- _Data block_:

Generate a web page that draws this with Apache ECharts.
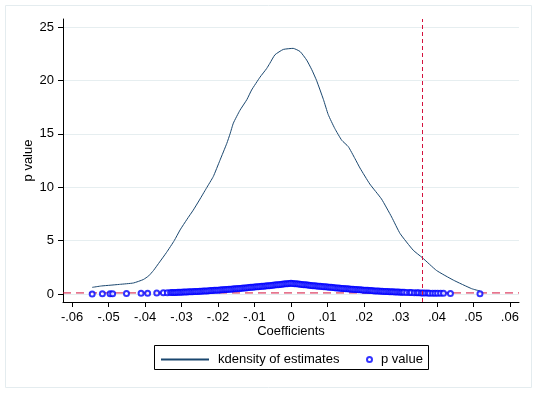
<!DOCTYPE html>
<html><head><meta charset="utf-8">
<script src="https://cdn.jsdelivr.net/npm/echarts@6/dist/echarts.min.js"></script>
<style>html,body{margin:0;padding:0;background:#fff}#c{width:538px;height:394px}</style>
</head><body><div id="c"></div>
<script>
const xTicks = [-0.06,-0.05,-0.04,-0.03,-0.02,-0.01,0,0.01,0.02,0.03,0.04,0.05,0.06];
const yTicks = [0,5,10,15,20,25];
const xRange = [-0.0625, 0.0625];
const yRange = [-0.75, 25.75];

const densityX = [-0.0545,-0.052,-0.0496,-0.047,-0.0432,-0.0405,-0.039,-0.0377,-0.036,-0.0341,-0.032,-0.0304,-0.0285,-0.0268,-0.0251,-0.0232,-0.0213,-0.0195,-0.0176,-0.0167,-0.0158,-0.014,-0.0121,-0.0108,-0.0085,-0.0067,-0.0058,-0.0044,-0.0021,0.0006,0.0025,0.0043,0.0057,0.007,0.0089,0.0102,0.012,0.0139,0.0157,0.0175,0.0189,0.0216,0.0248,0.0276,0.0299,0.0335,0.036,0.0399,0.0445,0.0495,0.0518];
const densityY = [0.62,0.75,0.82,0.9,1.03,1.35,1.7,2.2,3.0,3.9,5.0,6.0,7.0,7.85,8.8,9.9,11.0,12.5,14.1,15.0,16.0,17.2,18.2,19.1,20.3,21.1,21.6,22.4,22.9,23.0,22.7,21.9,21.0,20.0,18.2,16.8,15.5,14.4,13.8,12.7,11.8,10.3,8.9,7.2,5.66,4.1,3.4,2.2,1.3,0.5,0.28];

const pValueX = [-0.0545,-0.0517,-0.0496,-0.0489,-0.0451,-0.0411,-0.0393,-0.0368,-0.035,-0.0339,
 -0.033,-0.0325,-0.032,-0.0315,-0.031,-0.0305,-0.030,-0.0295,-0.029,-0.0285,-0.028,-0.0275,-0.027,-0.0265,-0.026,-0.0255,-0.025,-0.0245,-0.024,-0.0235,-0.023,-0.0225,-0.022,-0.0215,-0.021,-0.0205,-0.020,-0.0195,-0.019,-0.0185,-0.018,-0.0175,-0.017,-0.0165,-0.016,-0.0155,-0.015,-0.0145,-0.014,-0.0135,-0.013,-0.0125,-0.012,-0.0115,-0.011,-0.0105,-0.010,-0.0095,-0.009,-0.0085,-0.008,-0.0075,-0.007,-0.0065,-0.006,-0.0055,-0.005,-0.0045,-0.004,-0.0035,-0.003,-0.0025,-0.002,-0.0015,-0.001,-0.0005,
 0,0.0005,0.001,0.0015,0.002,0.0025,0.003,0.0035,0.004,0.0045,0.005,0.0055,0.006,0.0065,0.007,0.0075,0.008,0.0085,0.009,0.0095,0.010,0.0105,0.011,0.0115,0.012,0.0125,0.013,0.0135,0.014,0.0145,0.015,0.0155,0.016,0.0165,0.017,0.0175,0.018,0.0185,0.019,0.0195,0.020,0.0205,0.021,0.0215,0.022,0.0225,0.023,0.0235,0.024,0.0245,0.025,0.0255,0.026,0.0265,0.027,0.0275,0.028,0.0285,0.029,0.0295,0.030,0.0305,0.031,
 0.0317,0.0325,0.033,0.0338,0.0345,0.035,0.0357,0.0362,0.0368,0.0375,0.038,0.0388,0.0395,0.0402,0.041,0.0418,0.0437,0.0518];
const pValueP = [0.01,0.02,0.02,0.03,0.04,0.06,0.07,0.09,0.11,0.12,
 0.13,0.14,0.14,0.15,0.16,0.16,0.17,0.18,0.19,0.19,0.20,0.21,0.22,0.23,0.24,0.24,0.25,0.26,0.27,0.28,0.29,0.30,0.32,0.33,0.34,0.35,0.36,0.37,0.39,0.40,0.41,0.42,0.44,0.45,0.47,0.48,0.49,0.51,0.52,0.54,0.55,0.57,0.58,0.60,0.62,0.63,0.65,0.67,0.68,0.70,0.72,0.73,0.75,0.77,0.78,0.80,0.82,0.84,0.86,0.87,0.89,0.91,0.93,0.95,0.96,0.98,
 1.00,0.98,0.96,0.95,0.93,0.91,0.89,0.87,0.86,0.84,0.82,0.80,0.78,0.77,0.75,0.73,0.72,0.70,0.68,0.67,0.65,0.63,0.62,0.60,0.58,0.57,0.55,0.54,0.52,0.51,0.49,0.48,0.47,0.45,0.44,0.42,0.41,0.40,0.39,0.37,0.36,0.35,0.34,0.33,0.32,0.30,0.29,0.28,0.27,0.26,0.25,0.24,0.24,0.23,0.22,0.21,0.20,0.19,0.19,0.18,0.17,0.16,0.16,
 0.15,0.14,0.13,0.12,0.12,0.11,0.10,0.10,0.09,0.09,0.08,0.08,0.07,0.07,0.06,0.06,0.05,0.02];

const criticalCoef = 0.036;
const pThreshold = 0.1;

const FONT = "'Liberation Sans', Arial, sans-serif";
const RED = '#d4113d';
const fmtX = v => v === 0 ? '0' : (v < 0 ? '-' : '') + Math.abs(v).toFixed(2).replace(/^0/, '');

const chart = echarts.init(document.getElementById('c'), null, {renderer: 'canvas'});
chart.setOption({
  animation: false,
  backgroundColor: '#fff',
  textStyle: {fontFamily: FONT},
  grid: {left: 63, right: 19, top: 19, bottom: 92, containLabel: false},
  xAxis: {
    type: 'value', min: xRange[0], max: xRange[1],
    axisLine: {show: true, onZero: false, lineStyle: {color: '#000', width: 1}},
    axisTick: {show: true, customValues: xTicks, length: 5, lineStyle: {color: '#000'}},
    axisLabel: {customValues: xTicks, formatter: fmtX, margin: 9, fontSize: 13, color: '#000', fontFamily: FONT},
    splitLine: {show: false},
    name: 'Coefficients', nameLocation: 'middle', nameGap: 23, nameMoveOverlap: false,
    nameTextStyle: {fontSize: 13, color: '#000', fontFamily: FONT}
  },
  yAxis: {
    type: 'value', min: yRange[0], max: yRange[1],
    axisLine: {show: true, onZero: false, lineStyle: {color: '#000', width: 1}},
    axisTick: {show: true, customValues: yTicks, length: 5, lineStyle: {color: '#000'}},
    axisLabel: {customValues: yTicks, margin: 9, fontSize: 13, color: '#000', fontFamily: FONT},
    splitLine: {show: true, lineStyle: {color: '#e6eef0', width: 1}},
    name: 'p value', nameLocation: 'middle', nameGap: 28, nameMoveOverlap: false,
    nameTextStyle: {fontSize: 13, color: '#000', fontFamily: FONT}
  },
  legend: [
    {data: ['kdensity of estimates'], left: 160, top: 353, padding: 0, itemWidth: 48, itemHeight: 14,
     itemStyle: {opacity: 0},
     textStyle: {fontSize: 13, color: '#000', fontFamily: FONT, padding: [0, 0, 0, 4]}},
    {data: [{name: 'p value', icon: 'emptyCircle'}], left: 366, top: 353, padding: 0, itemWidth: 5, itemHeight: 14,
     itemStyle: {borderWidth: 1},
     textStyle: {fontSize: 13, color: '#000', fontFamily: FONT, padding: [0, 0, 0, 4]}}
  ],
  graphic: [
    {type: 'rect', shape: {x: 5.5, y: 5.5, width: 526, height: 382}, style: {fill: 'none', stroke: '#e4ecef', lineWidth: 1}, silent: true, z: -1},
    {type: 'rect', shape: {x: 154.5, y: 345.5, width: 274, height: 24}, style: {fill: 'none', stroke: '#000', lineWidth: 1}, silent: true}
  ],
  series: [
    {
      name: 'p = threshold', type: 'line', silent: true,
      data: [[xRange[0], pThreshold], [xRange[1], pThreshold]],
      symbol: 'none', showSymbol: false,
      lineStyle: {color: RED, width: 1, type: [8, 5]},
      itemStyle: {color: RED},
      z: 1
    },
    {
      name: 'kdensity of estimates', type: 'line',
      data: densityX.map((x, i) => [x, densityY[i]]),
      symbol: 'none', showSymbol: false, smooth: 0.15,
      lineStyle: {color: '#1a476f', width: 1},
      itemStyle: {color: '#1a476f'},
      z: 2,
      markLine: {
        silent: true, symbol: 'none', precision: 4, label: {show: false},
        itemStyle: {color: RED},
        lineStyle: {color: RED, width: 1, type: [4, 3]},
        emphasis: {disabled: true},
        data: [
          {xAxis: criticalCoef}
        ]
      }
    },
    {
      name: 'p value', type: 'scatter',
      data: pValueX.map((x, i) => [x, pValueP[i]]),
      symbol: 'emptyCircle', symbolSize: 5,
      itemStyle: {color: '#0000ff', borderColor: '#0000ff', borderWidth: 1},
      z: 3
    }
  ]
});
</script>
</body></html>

- _What is asked_:
Exactly as they appear, print the lines of the listing above from its first line through the line that contains "const yRange = [-0.75, 25.75];", minus the pictures.

- _Written reply_:
Generate a web page that draws this with Apache ECharts.
<!DOCTYPE html>
<html><head><meta charset="utf-8">
<script src="https://cdn.jsdelivr.net/npm/echarts@6/dist/echarts.min.js"></script>
<style>html,body{margin:0;padding:0;background:#fff}#c{width:538px;height:394px}</style>
</head><body><div id="c"></div>
<script>
const xTicks = [-0.06,-0.05,-0.04,-0.03,-0.02,-0.01,0,0.01,0.02,0.03,0.04,0.05,0.06];
const yTicks = [0,5,10,15,20,25];
const xRange = [-0.0625, 0.0625];
const yRange = [-0.75, 25.75];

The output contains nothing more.